Search Dogs are Ready to Rescue
Bret Patterson and his dog, Hayden, go through a three-hour training session last week in Dallas. In one exercise, Hayden found the "victim" in eight seconds.
Fort Worth Star Telegram via YellowBrix
March 31, 2010
DALLAS — The challenge for Hayden was to find Dallas fire Capt. Laurel Pitman in a pile of concrete blocks as smoke filled the air and strong winds blew.
When his handler let him go, the 2-year-old Labrador-Chesapeake Bay retriever made just one circle around the debris.
It took him eight seconds to sniff out Pitman.
“Oh, he works so fast,” said his handler, Bret Patterson, one recent morning at the Dallas Fire & Rescue Training Academy. “He will work his heart out to find someone.”
That’s the goal for Hayden and three other dogs in the new Texas Task Force 2 Urban Search & Rescue team. Once the dogs are certified by the Federal Emergency Management Agency — perhaps in the next few months — the search team will join the 12 existing Texas disaster search teams to find people anywhere.

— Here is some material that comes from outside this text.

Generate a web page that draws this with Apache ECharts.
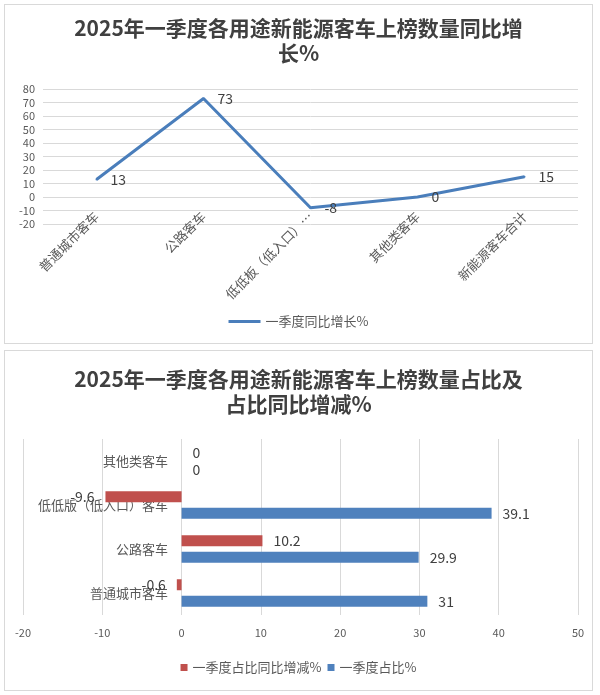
<!DOCTYPE html>
<html><head><meta charset="utf-8">
<script src="https://cdn.jsdelivr.net/npm/echarts@6/dist/echarts.min.js"></script>
<style>
html,body{margin:0;padding:0;background:#fff;}
.panel{position:absolute;left:4px;width:587px;border:1px solid #d9d9d9;background:#fff;}
#p1{top:4px;height:338px;}
#p2{top:350px;height:339px;}
.chart{width:100%;height:100%;}
</style></head><body>
<div class="panel" id="p1"><div class="chart" id="c1"></div></div>
<div class="panel" id="p2"><div class="chart" id="c2"></div></div>
<script>
// ---- data ----
const lineTitle = '2025年一季度各用途新能源客车上榜数量同比增\n长%';
const lineSeriesName = '一季度同比增长%';
const lineCategories = ['普通城市客车', '公路客车', '低低板（低入口）客车', '其他类客车', '新能源客车合计'];
const lineValues = [13, 73, -8, 0, 15];
const lineYMin = -20, lineYMax = 80, lineYInterval = 10;

const barTitle = '2025年一季度各用途新能源客车上榜数量占比及\n占比同比增减%';
const barCategories = ['普通城市客车', '公路客车', '低低版（低入口）客车', '其他类客车'];
const changeName = '一季度占比同比增减%';
const changeValues = [-0.6, 10.2, -9.6, 0];
const shareName = '一季度占比%';
const shareValues = [31, 29.9, 39.1, 0];
const barXMin = -20, barXMax = 50, barXInterval = 10;

const FONT = '"Noto Sans CJK SC", "Noto Sans", sans-serif';

// ---- chart 1 ----
const c1 = echarts.init(document.getElementById('c1'), null, {renderer: 'canvas'});
c1.setOption({
  animation: false,
  textStyle: {fontFamily: FONT},
  title: {
    text: lineTitle, left: 'center', top: 6,
    textStyle: {fontSize: 21, fontWeight: 'bold', color: '#404040', lineHeight: 25, fontFamily: FONT}
  },
  legend: {
    data: [{name: lineSeriesName, icon: 'rect'}],
    top: 305, left: 'center', itemWidth: 32, itemHeight: 3,
    textStyle: {fontSize: 13, color: '#595959', fontFamily: FONT}
  },
  grid: {left: 38, right: 14, top: 84, height: 135, containLabel: false, outerBoundsMode: 'none'},
  xAxis: {
    type: 'category', data: lineCategories, boundaryGap: true,
    axisLine: {show: false, onZero: false}, axisTick: {show: false},
    axisLabel: {
      interval: 0, rotate: 45, margin: -10, fontSize: 13, color: '#595959', fontFamily: FONT,
      formatter: function (n) { return n.length > 9 ? n.slice(0, 8) + '…' : n; }
    },
    splitLine: {show: false}
  },
  yAxis: {
    type: 'value', min: lineYMin, max: lineYMax, interval: lineYInterval,
    axisLine: {show: false}, axisTick: {show: false},
    axisLabel: {fontSize: 11, color: '#595959', margin: 8, fontFamily: FONT},
    splitLine: {lineStyle: {color: '#d9d9d9', width: 1}}
  },
  series: [{
    name: lineSeriesName, type: 'line', data: lineValues,
    symbol: 'circle', symbolSize: 2, showSymbol: true,
    itemStyle: {color: '#4A7EBB'},
    lineStyle: {color: '#4A7EBB', width: 3},
    label: {show: true, position: 'right', distance: 13, fontSize: 14, color: '#404040', fontFamily: FONT}
  }]
});

// ---- chart 2 ----
const c2 = echarts.init(document.getElementById('c2'), null, {renderer: 'canvas'});
function withSide(arr) {
  return arr.map(function (v) { return {value: v, label: {position: v < 0 ? 'left' : 'right'}}; });
}
c2.setOption({
  animation: false,
  textStyle: {fontFamily: FONT},
  title: {
    text: barTitle, left: 'center', top: 11,
    textStyle: {fontSize: 21, fontWeight: 'bold', color: '#404040', lineHeight: 25, fontFamily: FONT}
  },
  legend: {
    data: [{name: changeName, icon: 'rect'}, {name: shareName, icon: 'rect'}],
    top: 305, left: 'center', itemWidth: 7, itemHeight: 7, itemGap: 6,
    textStyle: {fontSize: 13, color: '#595959', fontFamily: FONT}
  },
  grid: {left: 18, right: 14, top: 88, height: 176, containLabel: false, outerBoundsMode: 'none'},
  xAxis: {
    type: 'value', min: barXMin, max: barXMax, interval: barXInterval,
    axisLine: {show: false}, axisTick: {show: false},
    axisLabel: {fontSize: 11, color: '#595959', margin: 12, fontFamily: FONT},
    splitLine: {lineStyle: {color: '#d9d9d9', width: 1}}
  },
  yAxis: {
    type: 'category', data: barCategories,
    offset: -157,
    axisLine: {show: false, onZero: false},
    axisTick: {show: false},
    axisLabel: {fontSize: 13, color: '#595959', margin: 12, fontFamily: FONT},
    splitLine: {show: false}
  },
  series: [{
    name: changeName, type: 'bar', data: withSide(changeValues),
    barWidth: 11, barGap: '50%',
    itemStyle: {color: '#C0504D'},
    label: {show: true, distance: 11, fontSize: 14, color: '#404040', fontFamily: FONT}
  }, {
    name: shareName, type: 'bar', data: withSide(shareValues),
    barWidth: 11, barGap: '50%',
    itemStyle: {color: '#4F81BD'},
    label: {show: true, distance: 11, fontSize: 14, color: '#404040', fontFamily: FONT}
  }]
});
</script>
</body></html>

The National Disaster Search Dog Foundation donated the dogs in January to Cook Children’s Medical Center in Fort Worth and the Dallas and McKinney fire departments. The dogs themselves were rescued from animal shelters. Hayden has a scar over his muzzle, possibly because a previous owner wired it shut.
Hayden and Patterson are one of the few teams in the state to represent a hospital. Patterson, 39, is a paramedic.
“I had been looking to do something outside of the emergency room, and this opportunity came up,” he said.
The team also includes Pitman and her dog, Sonic; Dallas fire Lt. Patti Krafft and Hula; and McKinney firefighter/paramedic Keri Grant and Tucker.
Better than any technology
The nonprofit search dog foundation was founded in 1996 to strengthen emergency response by providing and training search dogs for free, mostly to fire departments. It has 70 active teams that have worked at 67 disasters, including 9-11 and Hurricane Katrina, according to the foundation.
Seven teams were deployed to Haiti after the January earthquake; the dogs found 10 people trapped in the rubble.
“Texas is prone to tornadoes and hurricanes, and no technology can match a dog’s ability and a firefighter’s skill in finding people caught” by a storm, said Debra Tosch, the foundation’s executive director, in a statement. “Thanks to an extraordinary sense of smell and ability to safely navigate shifting, uneven terrain, a dog can find survivors faster and more safely than any other tool in the first responder’s toolbox.”
The foundation trained Hayden and other dogs for eight months. As a group, the team now trains three to four days a month. The handlers each try to work their dogs on their own every day.
“The hardest part of this has been getting to know each other,” Patterson said. “He’s trying to figure out what I know, and I’m trying to figure out what he knows.”
The new team will continue training for several months until they are certified.
“They all volunteered because of their love to help others in need,” said Dallas fire Capt. John Ostroski, program manager for Texas Task Force 2. “They have assumed a huge responsibility — from training their dog, to caring for it, to sharing it and ultimately putting it to work when called upon.”